Positive Communication with Children

DO:

  1. Do give the child plenty of time to practice. (He will speak his best when he does not feel hurried.)

  2. Do give the child appropriate feedback to what he says. (How else will he know when he was right?)

  3. Do listen attentively. (Then the child won’t be distracted by your wandering attention.)

  4. Do react to “what” the child says rather than “how” he says it. (You don’t want him to feel that his manner is more important than his ideas.)

  5. Do let him know when he has done exceptionally well. (After all, success in an endeavor breeds more success.)

  6. Do give him plenty of time to process what you say to him. (The ability to listen creatively is something that must grow.)

  7. Do let him know you are proud to be with him. (Then he will be proud to be with you and will do his best.)

  8. Do make communication necessary for him. (If he has something to say, he will feel a need to communicate.)

  9. Do make communication possible for him. (The lack of ability to communicate his needs can be very frustrating to any person.)
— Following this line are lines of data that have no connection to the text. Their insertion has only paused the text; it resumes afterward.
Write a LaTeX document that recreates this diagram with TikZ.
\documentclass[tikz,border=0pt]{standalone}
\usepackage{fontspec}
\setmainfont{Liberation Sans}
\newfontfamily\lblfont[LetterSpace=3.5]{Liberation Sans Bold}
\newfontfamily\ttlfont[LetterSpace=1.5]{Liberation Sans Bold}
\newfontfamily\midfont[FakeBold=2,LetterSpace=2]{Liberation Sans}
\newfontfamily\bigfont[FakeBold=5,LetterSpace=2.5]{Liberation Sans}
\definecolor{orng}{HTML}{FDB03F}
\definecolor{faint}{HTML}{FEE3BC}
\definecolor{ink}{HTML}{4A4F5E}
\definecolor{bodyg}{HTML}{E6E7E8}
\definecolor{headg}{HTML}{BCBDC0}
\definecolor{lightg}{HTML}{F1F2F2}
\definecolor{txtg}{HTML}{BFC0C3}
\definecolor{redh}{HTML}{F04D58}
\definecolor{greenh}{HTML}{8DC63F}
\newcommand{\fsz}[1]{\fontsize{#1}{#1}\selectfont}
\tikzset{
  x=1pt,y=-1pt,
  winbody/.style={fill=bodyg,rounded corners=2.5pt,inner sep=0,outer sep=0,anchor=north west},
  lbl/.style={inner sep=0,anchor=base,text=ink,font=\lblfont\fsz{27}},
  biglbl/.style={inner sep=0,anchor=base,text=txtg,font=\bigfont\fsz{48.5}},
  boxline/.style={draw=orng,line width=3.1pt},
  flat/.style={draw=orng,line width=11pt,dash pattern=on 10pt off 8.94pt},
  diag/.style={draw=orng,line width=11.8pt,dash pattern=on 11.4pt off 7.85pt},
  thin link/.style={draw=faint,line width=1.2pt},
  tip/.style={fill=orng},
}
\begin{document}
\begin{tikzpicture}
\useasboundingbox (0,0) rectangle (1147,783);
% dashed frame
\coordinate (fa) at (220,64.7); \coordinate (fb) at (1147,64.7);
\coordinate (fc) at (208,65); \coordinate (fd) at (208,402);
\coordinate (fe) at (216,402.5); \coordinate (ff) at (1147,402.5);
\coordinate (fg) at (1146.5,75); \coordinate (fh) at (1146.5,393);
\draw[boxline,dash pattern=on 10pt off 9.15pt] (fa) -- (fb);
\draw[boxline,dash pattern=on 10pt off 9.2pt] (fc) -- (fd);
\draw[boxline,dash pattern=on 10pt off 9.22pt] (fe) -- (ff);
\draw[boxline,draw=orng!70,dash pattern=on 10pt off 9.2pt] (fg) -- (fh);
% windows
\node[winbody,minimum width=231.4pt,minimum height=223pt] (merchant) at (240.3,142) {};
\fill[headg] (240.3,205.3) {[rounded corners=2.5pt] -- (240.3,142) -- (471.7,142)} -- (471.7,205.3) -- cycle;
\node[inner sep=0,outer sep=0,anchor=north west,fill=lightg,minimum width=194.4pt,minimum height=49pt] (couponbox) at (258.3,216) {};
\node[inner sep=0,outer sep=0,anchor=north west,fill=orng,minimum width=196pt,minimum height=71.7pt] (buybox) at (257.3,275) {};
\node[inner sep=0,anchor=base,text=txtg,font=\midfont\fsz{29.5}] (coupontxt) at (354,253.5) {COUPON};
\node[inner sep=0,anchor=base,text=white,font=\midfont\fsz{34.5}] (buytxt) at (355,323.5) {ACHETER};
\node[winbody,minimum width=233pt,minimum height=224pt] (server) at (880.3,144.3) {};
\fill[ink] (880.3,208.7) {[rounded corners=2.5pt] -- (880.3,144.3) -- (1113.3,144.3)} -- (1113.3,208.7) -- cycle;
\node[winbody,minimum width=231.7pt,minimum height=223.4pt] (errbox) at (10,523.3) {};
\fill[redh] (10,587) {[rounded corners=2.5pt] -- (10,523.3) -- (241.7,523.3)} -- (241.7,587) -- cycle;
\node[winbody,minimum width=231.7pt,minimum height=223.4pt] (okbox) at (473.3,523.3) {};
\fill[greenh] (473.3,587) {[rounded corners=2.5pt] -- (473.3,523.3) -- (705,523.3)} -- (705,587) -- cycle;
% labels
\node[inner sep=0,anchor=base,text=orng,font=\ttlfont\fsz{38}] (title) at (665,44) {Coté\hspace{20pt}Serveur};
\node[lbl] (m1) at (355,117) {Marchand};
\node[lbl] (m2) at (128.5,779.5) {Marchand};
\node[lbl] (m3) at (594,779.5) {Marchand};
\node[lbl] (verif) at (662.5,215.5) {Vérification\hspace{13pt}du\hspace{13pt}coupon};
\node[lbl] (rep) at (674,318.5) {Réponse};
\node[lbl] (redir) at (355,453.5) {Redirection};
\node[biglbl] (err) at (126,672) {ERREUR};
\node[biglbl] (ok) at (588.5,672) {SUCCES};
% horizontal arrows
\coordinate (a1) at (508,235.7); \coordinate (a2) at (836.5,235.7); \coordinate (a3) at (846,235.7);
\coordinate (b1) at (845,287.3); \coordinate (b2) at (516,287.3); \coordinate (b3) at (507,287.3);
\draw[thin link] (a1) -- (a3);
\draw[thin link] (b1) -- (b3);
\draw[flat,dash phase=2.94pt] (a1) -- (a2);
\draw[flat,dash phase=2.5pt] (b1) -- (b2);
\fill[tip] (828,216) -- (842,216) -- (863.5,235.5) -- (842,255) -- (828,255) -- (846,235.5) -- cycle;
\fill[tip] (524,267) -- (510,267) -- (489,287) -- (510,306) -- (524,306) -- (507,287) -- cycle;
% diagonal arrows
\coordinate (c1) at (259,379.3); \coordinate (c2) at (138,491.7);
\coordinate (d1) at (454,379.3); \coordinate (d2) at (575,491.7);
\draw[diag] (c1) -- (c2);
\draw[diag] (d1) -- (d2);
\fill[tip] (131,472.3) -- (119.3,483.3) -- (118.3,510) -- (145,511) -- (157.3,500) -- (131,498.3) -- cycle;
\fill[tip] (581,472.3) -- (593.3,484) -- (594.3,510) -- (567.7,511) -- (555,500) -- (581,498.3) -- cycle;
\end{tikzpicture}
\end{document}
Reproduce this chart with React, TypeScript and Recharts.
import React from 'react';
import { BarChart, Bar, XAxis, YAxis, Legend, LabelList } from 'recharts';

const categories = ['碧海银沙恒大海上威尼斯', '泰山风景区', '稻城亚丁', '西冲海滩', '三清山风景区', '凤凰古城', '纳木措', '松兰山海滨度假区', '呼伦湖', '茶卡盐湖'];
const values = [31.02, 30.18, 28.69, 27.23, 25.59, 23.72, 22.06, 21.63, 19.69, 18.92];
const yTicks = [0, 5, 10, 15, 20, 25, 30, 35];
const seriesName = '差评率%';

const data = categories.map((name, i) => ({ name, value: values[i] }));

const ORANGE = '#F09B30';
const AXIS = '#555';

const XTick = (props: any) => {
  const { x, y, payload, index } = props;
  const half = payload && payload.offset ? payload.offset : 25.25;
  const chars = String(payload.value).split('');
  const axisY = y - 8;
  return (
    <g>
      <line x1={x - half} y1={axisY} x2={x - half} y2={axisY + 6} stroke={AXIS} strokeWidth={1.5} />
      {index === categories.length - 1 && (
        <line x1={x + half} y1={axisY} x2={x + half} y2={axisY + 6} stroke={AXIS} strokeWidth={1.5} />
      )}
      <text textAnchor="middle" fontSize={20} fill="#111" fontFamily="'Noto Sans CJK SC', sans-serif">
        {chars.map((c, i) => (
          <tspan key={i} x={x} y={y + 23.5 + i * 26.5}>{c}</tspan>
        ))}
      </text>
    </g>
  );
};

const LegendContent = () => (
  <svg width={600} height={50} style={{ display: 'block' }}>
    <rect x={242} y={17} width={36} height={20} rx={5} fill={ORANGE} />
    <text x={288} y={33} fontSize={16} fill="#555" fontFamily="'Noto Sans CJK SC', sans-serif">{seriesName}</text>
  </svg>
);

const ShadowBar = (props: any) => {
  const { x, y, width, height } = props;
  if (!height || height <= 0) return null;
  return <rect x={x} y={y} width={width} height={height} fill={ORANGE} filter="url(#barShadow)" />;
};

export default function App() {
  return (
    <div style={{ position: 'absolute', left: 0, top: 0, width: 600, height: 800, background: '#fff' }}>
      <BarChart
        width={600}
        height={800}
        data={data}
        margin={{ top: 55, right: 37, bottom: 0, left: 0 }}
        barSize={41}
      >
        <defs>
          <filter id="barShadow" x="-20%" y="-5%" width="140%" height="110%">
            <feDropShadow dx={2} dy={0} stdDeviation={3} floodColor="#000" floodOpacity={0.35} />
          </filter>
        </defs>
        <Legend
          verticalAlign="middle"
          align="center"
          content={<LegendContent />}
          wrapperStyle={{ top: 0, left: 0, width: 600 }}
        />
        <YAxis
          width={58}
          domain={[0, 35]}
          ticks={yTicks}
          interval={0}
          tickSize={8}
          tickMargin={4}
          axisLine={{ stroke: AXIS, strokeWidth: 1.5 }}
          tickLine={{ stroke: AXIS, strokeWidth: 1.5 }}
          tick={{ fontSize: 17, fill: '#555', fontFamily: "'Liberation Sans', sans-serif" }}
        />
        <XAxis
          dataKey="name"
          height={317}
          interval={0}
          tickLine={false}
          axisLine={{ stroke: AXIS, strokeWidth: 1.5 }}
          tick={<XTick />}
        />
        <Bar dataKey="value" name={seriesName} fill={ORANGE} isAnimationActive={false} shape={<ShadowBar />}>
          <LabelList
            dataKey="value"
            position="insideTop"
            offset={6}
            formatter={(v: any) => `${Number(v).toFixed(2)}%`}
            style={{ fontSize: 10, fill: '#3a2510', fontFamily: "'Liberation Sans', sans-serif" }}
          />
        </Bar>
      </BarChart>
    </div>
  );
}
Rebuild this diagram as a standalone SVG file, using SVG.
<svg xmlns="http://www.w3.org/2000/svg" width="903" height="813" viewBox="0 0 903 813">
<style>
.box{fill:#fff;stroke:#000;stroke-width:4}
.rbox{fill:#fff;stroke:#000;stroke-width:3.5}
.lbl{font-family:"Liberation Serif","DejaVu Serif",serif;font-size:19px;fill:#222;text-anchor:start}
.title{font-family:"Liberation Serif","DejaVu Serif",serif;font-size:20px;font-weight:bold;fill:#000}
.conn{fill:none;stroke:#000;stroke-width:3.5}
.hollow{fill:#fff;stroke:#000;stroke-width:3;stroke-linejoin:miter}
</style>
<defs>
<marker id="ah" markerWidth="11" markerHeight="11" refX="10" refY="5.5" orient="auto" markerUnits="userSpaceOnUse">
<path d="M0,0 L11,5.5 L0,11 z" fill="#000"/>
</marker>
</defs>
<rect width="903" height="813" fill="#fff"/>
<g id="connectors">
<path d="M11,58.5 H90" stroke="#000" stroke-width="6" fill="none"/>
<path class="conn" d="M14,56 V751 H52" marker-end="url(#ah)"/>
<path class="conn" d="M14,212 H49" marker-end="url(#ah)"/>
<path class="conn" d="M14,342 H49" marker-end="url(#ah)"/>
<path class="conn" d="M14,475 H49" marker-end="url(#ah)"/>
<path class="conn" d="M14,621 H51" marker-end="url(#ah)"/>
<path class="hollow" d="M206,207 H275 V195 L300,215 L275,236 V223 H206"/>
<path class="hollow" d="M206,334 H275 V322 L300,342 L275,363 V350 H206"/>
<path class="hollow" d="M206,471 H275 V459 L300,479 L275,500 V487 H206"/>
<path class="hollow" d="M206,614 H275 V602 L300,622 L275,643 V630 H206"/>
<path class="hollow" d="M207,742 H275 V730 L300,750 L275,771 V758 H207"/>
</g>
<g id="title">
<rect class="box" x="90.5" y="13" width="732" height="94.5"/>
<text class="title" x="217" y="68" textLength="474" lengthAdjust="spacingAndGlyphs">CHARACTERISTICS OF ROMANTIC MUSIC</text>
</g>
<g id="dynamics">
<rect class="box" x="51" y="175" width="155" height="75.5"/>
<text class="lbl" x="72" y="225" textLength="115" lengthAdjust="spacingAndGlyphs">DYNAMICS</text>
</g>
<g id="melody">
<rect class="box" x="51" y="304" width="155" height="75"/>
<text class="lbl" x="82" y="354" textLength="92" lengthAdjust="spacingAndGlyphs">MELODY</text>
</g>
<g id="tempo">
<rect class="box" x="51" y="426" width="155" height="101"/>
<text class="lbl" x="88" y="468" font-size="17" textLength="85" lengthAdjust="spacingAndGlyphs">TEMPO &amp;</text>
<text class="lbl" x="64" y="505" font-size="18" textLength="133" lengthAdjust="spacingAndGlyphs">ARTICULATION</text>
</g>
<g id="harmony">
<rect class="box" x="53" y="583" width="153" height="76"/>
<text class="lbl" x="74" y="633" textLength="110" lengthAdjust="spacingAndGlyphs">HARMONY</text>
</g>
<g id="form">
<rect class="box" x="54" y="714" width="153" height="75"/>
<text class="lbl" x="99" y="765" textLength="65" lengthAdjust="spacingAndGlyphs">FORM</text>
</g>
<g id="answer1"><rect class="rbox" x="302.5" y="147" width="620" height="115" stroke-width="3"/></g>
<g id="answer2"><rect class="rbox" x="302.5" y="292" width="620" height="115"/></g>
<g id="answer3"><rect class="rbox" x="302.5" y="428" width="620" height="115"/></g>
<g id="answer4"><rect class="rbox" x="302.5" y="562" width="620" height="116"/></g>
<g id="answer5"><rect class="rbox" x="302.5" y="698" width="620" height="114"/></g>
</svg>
  10. Do make communication effective for him. (This will keep him struggling along the road to improved language and speech.)

  11. Do make communication fun for him. (In this way, you build motivation for creative language.)

  12. Do speak as nicely to the child as you do to friends in your home. (We all learn our communication style from the models of those close to us.)

  13. Do give the child the chance to “bloom” in an environment as free from criticism as possible. (Creativity and the joy of interacting with others grow best in this way.)

  14. Remember that when we overhear negative things about ourselves, we can be deeply hurt, but when we overhear positive things about ourselves, we can be enriched in all we do.

DON'T

  1. Don’t label the child. (The label may become much too important and may actually hide the child.)

  2. Don’t characterize the child negatively when you talk about him. (He may come to accept a negative view of himself.)

  3. Don’t joke about a child in his hearing. (He may be deeply hurt by the laughter.)

  4. Don’t laugh at a child. (His attempts at communication are not funny to him.)

  5. Don’t interrupt the child when he is talking. (He doesn’t like it any better than you do.)

  6. Don’t assume the child understands everything you say. (Take the time to be sure he heard and understood.)

  7. Don’t expect the child’s speech to be completely fluent. (No one speaks completely fluently.)

  8. Don’t nag children. (They also appreciate a chance to learn without nagging.)

  9. Don’t compare one child with another in their presence. (Both children are likely to misunderstand your meaning.)

  10. Don’t talk about children’s problems in their presence. (What one overhears and misunderstands can often do lasting damage.)

  11. Don’t threaten children. (They will feel they have to find out if you really mean it.)

  12. Don’t feel you have to do all the talking. (The child needs the opportunity to practice.)

  13. Don’t bury a kernel of an idea in a paragraph of words. (The main idea is hard for the child to find when it’s surrounded by extra words.)

  14. Don’t talk over unnecessary background noise. (It only makes the child learn to “tune out” sound in his environment.)